The list includes patents that clearly shouldn't have been granted due to obvious prior art. Patents on VoIP, online test-taking, streaming media, and digital music encoding were all on this list. The patent that was struck down today was given to Firepond/Polaris; it was a patent on a system using natural language processing to respond to email inquiries. Thanks to today's decision, all but one of the 10 Most Wanted patents have been either busted, invalidated, reexamined, or narrowed.
The EFF explains the patent problem plaguing the software industry.
Every year numerous illegitimate patent applications make their way through the United States patent examination process without adequate review. The problem is particularly acute in the software and Internet fields where the history of prior inventions (often called prior art) is widely distributed and poorly documented. As a result, we have seen patents asserted on such simple technologies as the hyperlink, video streaming, and paying with a credit card online.

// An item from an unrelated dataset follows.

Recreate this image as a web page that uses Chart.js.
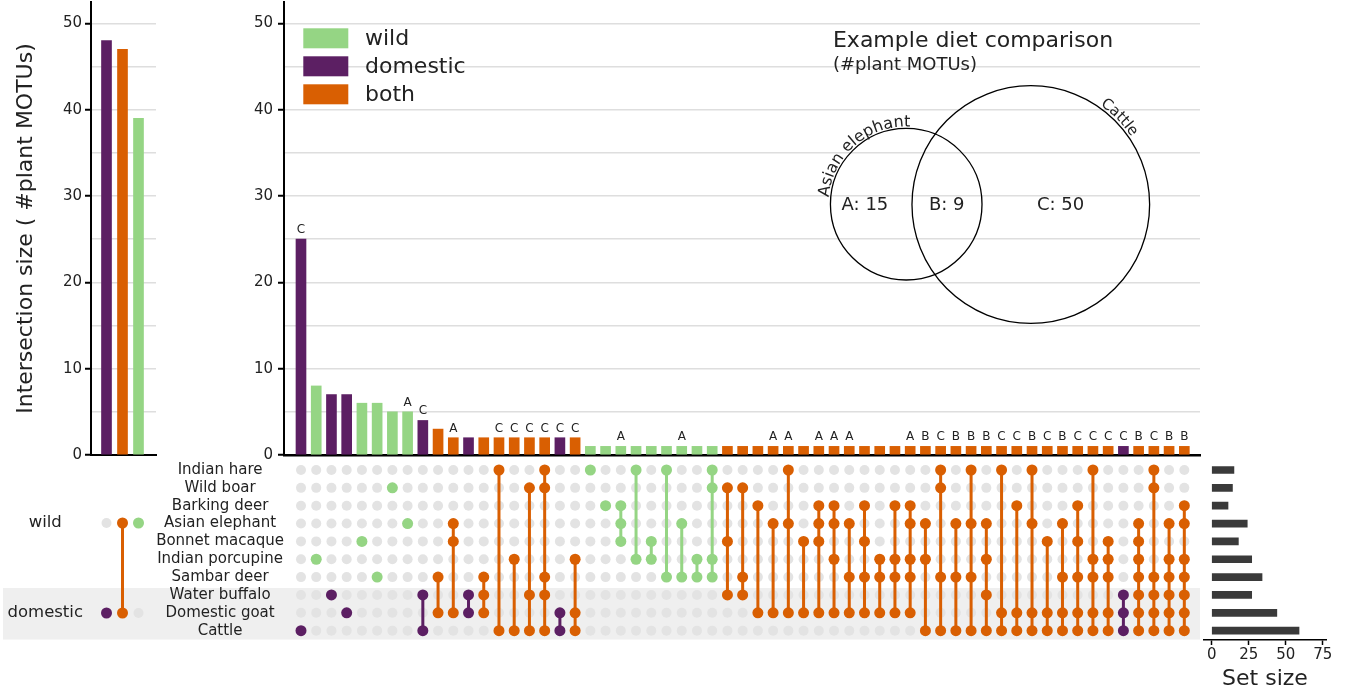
<!DOCTYPE html>
<html><head><meta charset="utf-8">
<script src="https://cdn.jsdelivr.net/npm/chart.js@4"></script>
<style>
html,body{margin:0;padding:0;background:#fff;}
#wrap{position:relative;width:1346px;height:695px;overflow:hidden;background:#fff;}
#wrap canvas{position:absolute;left:0;top:0;}
</style></head><body><div id="wrap">
<canvas id="cA" width="1346" height="695"></canvas>
<canvas id="cB" width="1346" height="695"></canvas>
<canvas id="cC" width="1346" height="695"></canvas>
<canvas id="cD" width="1346" height="695"></canvas>
<canvas id="cE" width="1346" height="695"></canvas>
</div>
<script>
// ---------------- DATA ----------------
const speciesNames = ['Indian hare','Wild boar','Barking deer','Asian elephant','Bonnet macaque','Indian porcupine','Sambar deer','Water buffalo','Domestic goat','Cattle'];
const speciesGroup = ['wild','wild','wild','wild','wild','wild','wild','domestic','domestic','domestic'];
const setSizes = [15,14,11,24,18,27,34,27,44,59];

const intersectionSizes = [25,8,7,7,6,6,5,5,4,3,2,2,2,2,2,2,2,2,2,
  1,1,1,1,1,1,1,1,1,1,1,1,1,1,1,1,1,1,1,1,
  1,1,1,1,1,1,1,1,1,1,1,1,1,1,1,1,1,1,1,1];
const intersectionMembers = [
  [9],[5],[7],[8],[4],[6],[1],[3],[7,9],[6,8],
  [3,4,8],[7,8],[6,7,8],[0,9],[5,9],[1,7,9],[0,1,6,7,9],[8,9],[5,8,9],[0],
  [2],[2,3,4],[0,5],[4,5],[0,6],[3,6],[5,6],[0,1,5,6],[1,4,7],[1,6,7],
  [2,8],[3,8],[0,3,8],[4,8],[2,3,4,8],[2,3,5,8],[3,6,8],[2,4,6,8],[5,6,8],[2,5,6,8],
  [2,3,5,6,8],[3,5,9],[0,1,6,9],[3,6,9],[0,3,6,9],[3,5,7,9],[0,8,9],[2,8,9],[0,3,8,9],[4,8,9],
  [3,6,8,9],[2,4,6,8,9],[0,5,6,8,9],[4,5,6,8,9],[7,8,9],[3,4,5,6,7,8,9],[0,1,6,7,8,9],[3,5,6,7,8,9],[2,3,5,6,7,8,9]
];

const groupLabels = ['domestic','both','wild'];
const groupSizes = [48,47,39];
const groupRows = ['wild','domestic'];
const groupMembers = [[1],[0,1],[0]];

const yTickValues = [0,5,10,15,20,25,30,35,40,45,50];
const setSizeTicks = [0,25,50,75];

const vennNames = ['Asian elephant','Cattle'];
const vennRows = [3,9];
const vennSizes = [24,59];
const vennRegionNames = ['A','B','C'];
const vennRegionCounts = [15,9,50];

// ---------------- STYLE ----------------
const COLORS = {wild:'#95d584', domestic:'#5c1f63', both:'#d95f02'};
const GREY_DOT = '#e3e3e3';
const BAND = '#efefef';
const FONT = '"DejaVu Sans", Verdana, sans-serif';
Chart.defaults.font.family = FONT;
Chart.defaults.color = '#222';
Chart.defaults.animation = false;
Chart.defaults.responsive = false;
Chart.defaults.devicePixelRatio = 1;
Chart.defaults.plugins.legend.display = false;
Chart.defaults.plugins.tooltip.enabled = false;

function typeOf(members){
  const w = members.some(r=>speciesGroup[r]==='wild');
  const d = members.some(r=>speciesGroup[r]==='domestic');
  return w && d ? 'both' : (w ? 'wild' : 'domestic');
}
function letterOf(members){
  const a = members.includes(vennRows[0]), c = members.includes(vennRows[1]);
  if (a && c) return vennRegionNames[1];
  if (a) return vennRegionNames[0];
  if (c) return vennRegionNames[2];
  return '';
}
function fix(w,h){ return function(s){ if(w!=null) s.width=w; if(h!=null) s.height=h; s.paddingTop=0; s.paddingBottom=0; s.paddingLeft=0; s.paddingRight=0; }; }
const intersectionTypes = intersectionMembers.map(typeOf);

const MAIN_X = {min:-1.116, max:59.03};
const LEFT_X = {min:-0.969, max:3.094};
const ROW_Y = {min:-0.56, max:9.524};

const yGrid = {
  color: c => c.tick.value === 0 ? 'rgba(0,0,0,0)' : '#dedede',
  lineWidth: 1.5,
  tickColor: c => c.tick.value % 10 === 0 ? '#000' : 'rgba(0,0,0,0)',
  tickLength: 6, tickWidth: 2
};
const yTicks = (pad) => ({autoSkip:false, padding:pad, font:{size:15}, color:'#222', callback: v => v % 10 === 0 ? String(v) : ''});

// ---------------- CHART A: left group bars ----------------
new Chart(document.getElementById('cA'), {
  type:'bar',
  data:{datasets:[{data: groupSizes.map((v,i)=>({x:i,y:v})), backgroundColor: groupLabels.map(g=>COLORS[g]), barThickness:10}]},
  options:{
    layout:{padding:{left:0, top:2, right:1190, bottom:225}},
    scales:{
      x:{type:'linear', offset:false, min:LEFT_X.min, max:LEFT_X.max, grid:{display:false}, ticks:{display:false}, border:{display:true,color:'#000',width:2}, afterFit:fix(null,15)},
      y:{type:'linear', min:0, max:52.47, afterBuildTicks:s=>{s.ticks=yTickValues.map(v=>({value:v}));},
         ticks:yTicks(3), grid:yGrid, border:{color:'#000',width:2},
         title:{display:true, text:'Intersection size ( #plant MOTUs)', font:{size:22}, color:'#222', padding:{top:13,bottom:0}},
         afterFit:fix(91,null)}
    }
  }
});

// ---------------- CHART B: main intersection bars ----------------
function arcText(ctx, text, cx, cy, r, mid){
  const total = ctx.measureText(text).width;
  let a = mid - total/(2*r);
  for (const ch of text){
    const w = ctx.measureText(ch).width;
    const ang = a + w/(2*r);
    ctx.save();
    ctx.translate(cx + r*Math.cos(ang), cy + r*Math.sin(ang));
    ctx.rotate(ang + Math.PI/2);
    ctx.textAlign='center'; ctx.textBaseline='alphabetic';
    ctx.fillText(ch,0,0);
    ctx.restore();
    a += w/r;
  }
}
const VENN = {
  centers:[[39.74,29.05],[47.92,29.01]], pxPerSqrt:15.47,
  labelPos:[[37.03,28.96],[42.4,28.96],[49.88,28.96]],
  arc:[{angle:-131, gap:2, size:16},{angle:-44.5, gap:2.5, size:15}],
  title:[34.93,47.29], sub:[34.93,44.59]
};
const upsetDecor = {
  id:'upsetDecor',
  afterDatasetsDraw(chart){
    const ctx = chart.ctx, xs = chart.scales.x, ys = chart.scales.y, a = chart.chartArea;
    ctx.save();
    ctx.font = '12px ' + FONT; ctx.fillStyle='#222'; ctx.textAlign='center'; ctx.textBaseline='alphabetic';
    intersectionMembers.forEach((m,k)=>{
      const L = letterOf(m);
      if (L) ctx.fillText(L, xs.getPixelForValue(k), ys.getPixelForValue(intersectionSizes[k]) - 6);
    });
    ctx.textAlign='left'; ctx.textBaseline='middle'; ctx.font='22px ' + FONT;
    chart.data.datasets.forEach((ds,i)=>{
      const y = a.top + 26.3 + i*28;
      ctx.fillStyle = ds.backgroundColor; ctx.fillRect(a.left+19.3, y, 45, 20);
      ctx.fillStyle = '#222'; ctx.fillText(ds.label, a.left+81, y+11);
    });
    ctx.textAlign='left'; ctx.textBaseline='alphabetic';
    ctx.font='22px ' + FONT; ctx.fillStyle='#222';
    ctx.fillText('Example diet comparison', xs.getPixelForValue(VENN.title[0]), ys.getPixelForValue(VENN.title[1]));
    ctx.font='18px ' + FONT;
    ctx.fillText('(#plant MOTUs)', xs.getPixelForValue(VENN.sub[0]), ys.getPixelForValue(VENN.sub[1]));
    ctx.strokeStyle='#000'; ctx.lineWidth=1.3;
    vennSizes.forEach((n,i)=>{
      const cx = xs.getPixelForValue(VENN.centers[i][0]), cy = ys.getPixelForValue(VENN.centers[i][1]);
      const r = VENN.pxPerSqrt*Math.sqrt(n);
      ctx.beginPath(); ctx.arc(cx,cy,r,0,Math.PI*2); ctx.stroke();
      const ar = VENN.arc[i];
      ctx.font = ar.size + 'px ' + FONT; ctx.fillStyle='#222';
      arcText(ctx, vennNames[i], cx, cy, r + ar.gap, ar.angle*Math.PI/180);
    });
    ctx.font='18px ' + FONT; ctx.textAlign='center'; ctx.textBaseline='middle';
    vennRegionNames.forEach((nm,i)=>{
      ctx.fillText(nm + ': ' + vennRegionCounts[i], xs.getPixelForValue(VENN.labelPos[i][0]), ys.getPixelForValue(VENN.labelPos[i][1]));
    });
    ctx.restore();
  }
};
const legendOrder = ['wild','domestic','both'];
new Chart(document.getElementById('cB'), {
  type:'bar',
  data:{datasets: legendOrder.map(t=>({
    label:t, backgroundColor:COLORS[t], barThickness:10, grouped:false,
    data: intersectionSizes.map((v,k)=>({x:k,y:v})).filter((p,k)=>intersectionTypes[k]===t)
  }))},
  options:{
    layout:{padding:{left:184, top:2, right:146, bottom:225}},
    scales:{
      x:{type:'linear', offset:false, min:MAIN_X.min, max:MAIN_X.max, grid:{display:false}, ticks:{display:false}, border:{display:true,color:'#000',width:2.5}, afterFit:fix(null,15)},
      y:{type:'linear', min:0, max:52.47, afterBuildTicks:s=>{s.ticks=yTickValues.map(v=>({value:v}));},
         ticks:yTicks(5), grid:yGrid, border:{color:'#000',width:2}, afterFit:fix(100,null)}
    }
  },
  plugins:[upsetDecor]
});

// ---------------- CHART C: main matrix ----------------
const bandPlugin = {
  id:'band',
  beforeDraw(chart){
    const ctx = chart.ctx, ys = chart.scales.y;
    const firstDom = speciesGroup.indexOf('domestic');
    ctx.save(); ctx.fillStyle = BAND;
    const top = ys.getPixelForValue(firstDom - 0.5) + 2, bot = ys.getPixelForValue(speciesNames.length - 0.5);
    ctx.fillRect(3, top, chart.chartArea.right - 3, bot - top);
    ctx.restore();
  }
};
const greyPts = [];
intersectionMembers.forEach((m,k)=>speciesNames.forEach((s,r)=>greyPts.push({x:k,y:r})));
const matrixSets = [];
legendOrder.forEach(t=>{
  const pts = [];
  intersectionMembers.forEach((m,k)=>{ if(intersectionTypes[k]===t) m.forEach(r=>pts.push({x:k,y:r})); });
  matrixSets.push({type:'scatter', data:pts, pointRadius:5.5, pointBackgroundColor:COLORS[t], pointBorderWidth:0, showLine:false, order:1});
});
intersectionMembers.forEach((m,k)=>{
  if (m.length>1) matrixSets.push({type:'scatter', data:[{x:k,y:Math.min(...m)},{x:k,y:Math.max(...m)}], showLine:true, borderColor:COLORS[intersectionTypes[k]], borderWidth:3, pointRadius:0, order:2});
});
matrixSets.push({type:'scatter', data:greyPts, pointRadius:5, pointBackgroundColor:GREY_DOT, pointBorderWidth:0, order:3});
new Chart(document.getElementById('cC'), {
  type:'scatter',
  data:{datasets:matrixSets},
  options:{
    layout:{padding:{left:140, top:460, right:146, bottom:55}},
    scales:{
      x:{type:'linear', offset:false, min:MAIN_X.min, max:MAIN_X.max, display:false},
      y:{type:'linear', offset:false, reverse:true, min:ROW_Y.min, max:ROW_Y.max, afterBuildTicks:s=>{s.ticks=speciesNames.map((n,i)=>({value:i}));},
         grid:{display:false, drawTicks:false}, border:{display:false},
         ticks:{autoSkip:false, crossAlign:'center', padding:0, font:{size:15}, color:'#222', callback:v=>speciesNames[v]},
         afterFit:fix(144,null)}
    }
  },
  plugins:[bandPlugin]
});

// ---------------- CHART D: left group matrix ----------------
const dSets = [];
groupLabels.forEach((g,k)=>{
  dSets.push({type:'scatter', data: groupMembers[k].map(r=>({x:k,y:r})), pointRadius:5.5, pointBackgroundColor:COLORS[g], pointBorderWidth:0, order:1});
  if (groupMembers[k].length>1) dSets.push({type:'scatter', data:[{x:k,y:Math.min(...groupMembers[k])},{x:k,y:Math.max(...groupMembers[k])}], showLine:true, borderColor:COLORS[g], borderWidth:3, pointRadius:0, order:2});
});
const dGrey = []; groupLabels.forEach((g,k)=>groupRows.forEach((r,i)=>dGrey.push({x:k,y:i})));
dSets.push({type:'scatter', data:dGrey, pointRadius:5, pointBackgroundColor:GREY_DOT, pointBorderWidth:0, order:3});
new Chart(document.getElementById('cD'), {
  type:'scatter',
  data:{datasets:dSets},
  options:{
    layout:{padding:{left:0, top:460, right:1190, bottom:55}},
    scales:{
      x:{type:'linear', offset:false, min:LEFT_X.min, max:LEFT_X.max, display:false},
      y:{type:'linear', offset:false, reverse:true, min:-0.7, max:1.3, afterBuildTicks:s=>{s.ticks=groupRows.map((n,i)=>({value:i}));},
         grid:{display:false, drawTicks:false}, border:{display:false},
         ticks:{autoSkip:false, crossAlign:'center', padding:8, font:{size:16.5}, color:'#222', callback:v=>groupRows[v]},
         afterFit:fix(91,null)}
    }
  }
});

// ---------------- CHART E: set sizes ----------------
new Chart(document.getElementById('cE'), {
  type:'bar',
  data:{datasets:[{data:setSizes.map((v,i)=>({x:v,y:i})), backgroundColor:'#3a3a3a', barThickness:7}]},
  options:{
    indexAxis:'y',
    layout:{padding:{left:1203.3, top:460, right:19.3, bottom:0}},
    scales:{
      y:{type:'linear', offset:false, reverse:true, min:ROW_Y.min, max:ROW_Y.max, display:false},
      x:{type:'linear', offset:false, position:'bottom', min:-5.7, max:77.7, afterBuildTicks:s=>{s.ticks=setSizeTicks.map(v=>({value:v}));},
         grid:{drawOnChartArea:false, color:'#000', tickColor:'#000', tickLength:5, tickWidth:1.5},
         border:{display:true, color:'#000', width:1.5},
         ticks:{autoSkip:false, maxRotation:0, padding:1, font:{size:15}, color:'#222'},
         title:{display:true, text:'Set size', font:{size:22}, color:'#222', padding:{top:0,bottom:3}},
         afterFit:fix(null,55)}
    }
  }
});
</script></body></html>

In this recent case, the technical owner of the patent, Bright Response, LLC, sued Google, Yahoo, and eight other companies. The jury found three of the patent's claims invalid because they had obviously been used in prior art and lacked a detailed written description. The jury finally found the entire patent invalid, saying that Firepond/Polaris didn't invent the natural language processing system. The decision was definitely good news for developers who want to create new products related to email and customer service.
Until the final judgement is entered, the EFF will be on the lookout for threatening behavior related to this patent from Bright Response.